Didi Global Inc. narrowed its losses further in the second quarter, as the Chinese ride-hailing giant cut costs to rebound despite slowing economic growth.
The company’s net loss attributable to ordinary shareholders dropped to 267 million yuan ($36.4 million) in the second quarter, down from 5.45 billion the year before. Total revenue in the June quarter rose 52.6% to 48.8 billion yuan, compared with 32 billion yuan in the same period in 2022.
Didi’s core China business benefited from growing domestic travel demand, despite a weaker-than-expected post-pandemic recovery in Chinese consumer sentiment. After cutting some costs in the first two quarters, the company said it would step up consumer incentives and marketing to help grow its international business in the second half of the year.

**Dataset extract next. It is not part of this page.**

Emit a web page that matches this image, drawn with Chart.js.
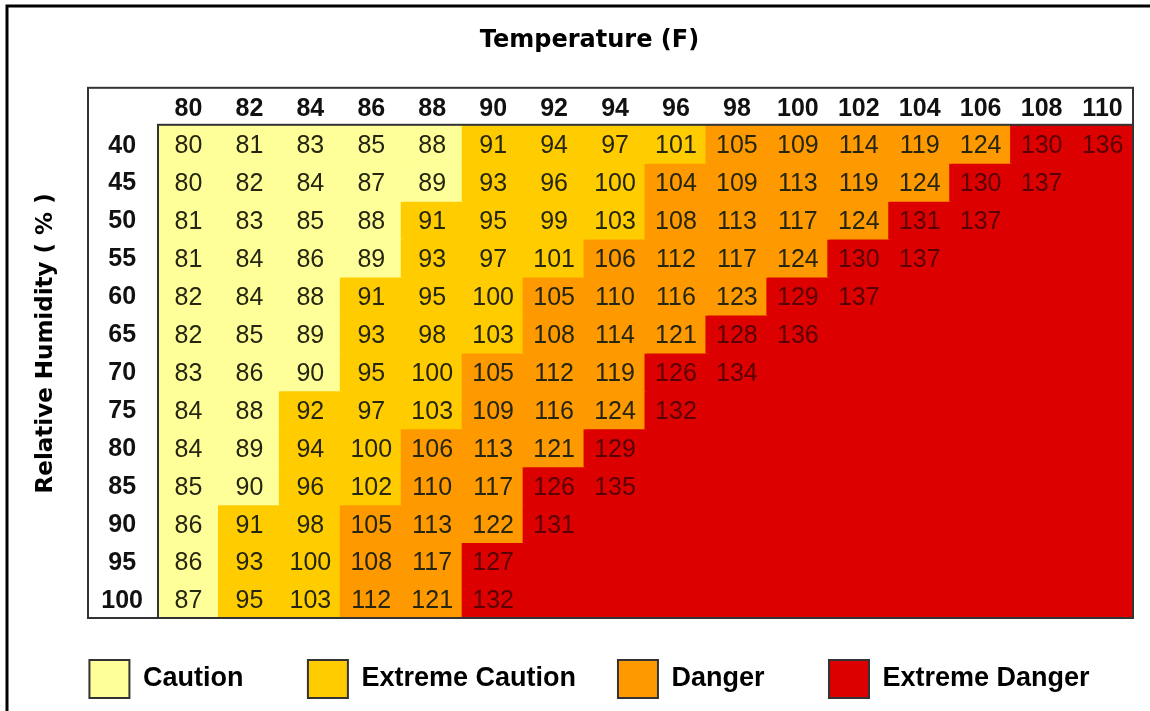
<!DOCTYPE html>
<html lang="en">
<head>
  <meta charset="UTF-8">
  <title>Heat Index</title>
  <script src="https://cdnjs.cloudflare.com/ajax/libs/Chart.js/4.4.1/chart.umd.min.js"></script>
  <style>
    body { margin: 0; background: #fff; }
    #wrap { width: 1150px; height: 711px; }
  </style>
</head>
<body>
  <div id="wrap"><canvas id="myChart"></canvas></div>

  <script>
  // air temperature (F) across, relative humidity (%) down
  var temps = [80, 82, 84, 86, 88, 90, 92, 94, 96, 98, 100, 102, 104, 106, 108, 110];
  var humidity = [40, 45, 50, 55, 60, 65, 70, 75, 80, 85, 90, 95, 100];

  // heat index per humidity row, null = cell left blank
  var rh40  = [80, 81, 83, 85, 88, 91, 94, 97, 101, 105, 109, 114, 119, 124, 130, 136];
  var rh45  = [80, 82, 84, 87, 89, 93, 96, 100, 104, 109, 113, 119, 124, 130, 137, null];
  var rh50  = [81, 83, 85, 88, 91, 95, 99, 103, 108, 113, 117, 124, 131, 137, null, null];
  var rh55  = [81, 84, 86, 89, 93, 97, 101, 106, 112, 117, 124, 130, 137, null, null, null];
  var rh60  = [82, 84, 88, 91, 95, 100, 105, 110, 116, 123, 129, 137, null, null, null, null];
  var rh65  = [82, 85, 89, 93, 98, 103, 108, 114, 121, 128, 136, null, null, null, null, null];
  var rh70  = [83, 86, 90, 95, 100, 105, 112, 119, 126, 134, null, null, null, null, null, null];
  var rh75  = [84, 88, 92, 97, 103, 109, 116, 124, 132, null, null, null, null, null, null, null];
  var rh80  = [84, 89, 94, 100, 106, 113, 121, 129, null, null, null, null, null, null, null, null];
  var rh85  = [85, 90, 96, 102, 110, 117, 126, 135, null, null, null, null, null, null, null, null];
  var rh90  = [86, 91, 98, 105, 113, 122, 131, null, null, null, null, null, null, null, null, null];
  var rh95  = [86, 93, 100, 108, 117, 127, null, null, null, null, null, null, null, null, null, null];
  var rh100 = [87, 95, 103, 112, 121, 132, null, null, null, null, null, null, null, null, null, null];
  var heatIndex = [rh40, rh45, rh50, rh55, rh60, rh65, rh70, rh75, rh80, rh85, rh90, rh95, rh100];

  var levels = ['Caution', 'Extreme Caution', 'Danger', 'Extreme Danger'];
  var levelMin = [80, 91, 104, 125];
  var levelColors = ['#FFFF99', '#FFCC00', '#FF9900', '#DD0000'];

  function levelOf(v) {
    if (v === null) return 3;
    var k = 0;
    for (var i = 0; i < levelMin.length; i++) {
      if (v >= levelMin[i]) k = i;
    }
    return k;
  }

  var datasets = heatIndex.map(function(row, i) {
    return {
      label: humidity[i] + '%',
      data: row.map(function() { return [i, i + 1]; }),
      backgroundColor: row.map(function(v) { return levelColors[levelOf(v)]; }),
      borderWidth: 0,
      inflateAmount: 1,
      barPercentage: 1,
      categoryPercentage: 1,
      grouped: false
    };
  });

  var headFont = { family: '"Liberation Sans", Arial, sans-serif', weight: 'bold', size: 25 };
  var titleFont = { family: '"DejaVu Sans", Tahoma, sans-serif', weight: 'bold', size: 24 };

  // frame lines and the table borders
  var frame = {
    id: 'frame',
    beforeDraw: function(chart) {
      var ctx = chart.ctx;
      ctx.save();
      ctx.strokeStyle = '#000';
      ctx.lineWidth = 3;
      ctx.beginPath();
      ctx.moveTo(7, chart.height);
      ctx.lineTo(7, 6);
      ctx.lineTo(chart.width, 6);
      ctx.stroke();
      ctx.restore();
    },
    afterDatasetsDraw: function(chart) {
      var ctx = chart.ctx, a = chart.chartArea, xs = chart.scales.x;
      var left = a.left - 70;
      ctx.save();
      ctx.strokeStyle = '#333';
      ctx.lineWidth = 2;
      ctx.strokeRect(a.left, a.top, a.right - a.left, a.bottom - a.top);
      ctx.strokeRect(left, xs.top, a.right - left, a.bottom - xs.top);
      ctx.restore();
    }
  };

  // the number in each cell
  var cellLabels = {
    id: 'cellLabels',
    afterDatasetsDraw: function(chart) {
      var ctx = chart.ctx;
      ctx.save();
      ctx.font = '25px "Liberation Sans", Arial, sans-serif';
      ctx.textAlign = 'center';
      ctx.textBaseline = 'middle';
      chart.data.datasets.forEach(function(ds, i) {
        chart.getDatasetMeta(i).data.forEach(function(bar, j) {
          var v = heatIndex[i][j];
          if (v === null) return;
          var p = bar.getProps(['x', 'y', 'base'], true);
          ctx.fillStyle = levelOf(v) === 3 ? '#5a0000' : '#262610';
          ctx.fillText(v, p.x, (p.y + p.base) / 2 + 2.5);
        });
      });
      ctx.restore();
    }
  };

  var ctx = document.getElementById('myChart');
  var myChart = new Chart(ctx, {
    type: 'bar',
    data: {
      labels: temps,
      datasets: datasets
    },
    plugins: [frame, cellLabels],
    options: {
      responsive: true,
      maintainAspectRatio: false,
      animation: false,
      events: [],
      layout: { padding: { left: 46, right: 17, top: 0, bottom: 3 } },
      plugins: {
        tooltip: { enabled: false },
        title: {
          display: true,
          text: 'Temperature (F)',
          color: '#000',
          font: titleFont,
          padding: { top: 26, bottom: 33 }
        },
        legend: {
          position: 'bottom',
          labels: {
            boxWidth: 40,
            boxHeight: 38,
            padding: 42,
            color: '#222',
            font: { family: '"Liberation Sans", Arial, sans-serif', weight: 'bold', size: 27 },
            generateLabels: function() {
              var gaps = ['   ', '', '   ', ''];
              return levels.map(function(name, k) {
                return {
                  text: name + gaps[k],
                  fillStyle: levelColors[k],
                  strokeStyle: '#333',
                  lineWidth: 2,
                  hidden: false,
                  datasetIndex: k
                };
              });
            }
          }
        }
      },
      scales: {
        x: {
          type: 'category',
          position: 'top',
          grid: { display: false, drawTicks: false },
          border: { display: false },
          ticks: { color: '#111', font: headFont, padding: 1, maxRotation: 0, autoSkip: false },
          afterFit: function(scale) { scale.height = 37; }
        },
        y: {
          type: 'linear',
          min: 0,
          max: humidity.length,
          reverse: true,
          grid: { display: false, drawTicks: false },
          border: { display: false },
          afterBuildTicks: function(scale) {
            scale.ticks = humidity.map(function(h, i) { return { value: i + 0.55 }; });
          },
          afterFit: function(scale) { scale.width = 112; },
          ticks: {
            autoSkip: false,
            crossAlign: 'center',
            padding: 15,
            color: '#111',
            font: headFont,
            callback: function(v) { return humidity[Math.floor(v)]; }
          },
          title: {
            display: true,
            text: '       Relative Humidity ( % )',
            color: '#000',
            font: { family: '"DejaVu Sans", Tahoma, sans-serif', weight: 'bold', size: 23 },
            padding: { top: -14, bottom: 0 }
          }
        }
      }
    }
  });
  </script>
</body>
</html>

Once hailed as a national champion that bested Uber Technologies Inc. in China, Didi has been gradually resuming expansion following a yearlong probe into the security of its data by Chinese regulators. That saga drove the company off New York’s main bourse and resulted in a $1.2 billion fine.
Investors have been expecting a fresh push for growth, including a possible re-listing in Hong Kong. More than a year after its exit from the New York Stock Exchange, Didi boasts a market value of around $15 billion — larger than just about any other firm whose shares are primarily quoted over-the-counter in the US, data compiled by Bloomberg show.
Since its apps were restored to Chinese stores earlier in the year, the company’s moves have included the rollout of an autonomous concept car and self-driving taxi services. Last month, Didi announced the sale of its electric-vehicle development arm to Xpeng Inc, an HK$5.84 billion ($745 million) deal that gives Didi a 3.25% stake in the EV maker.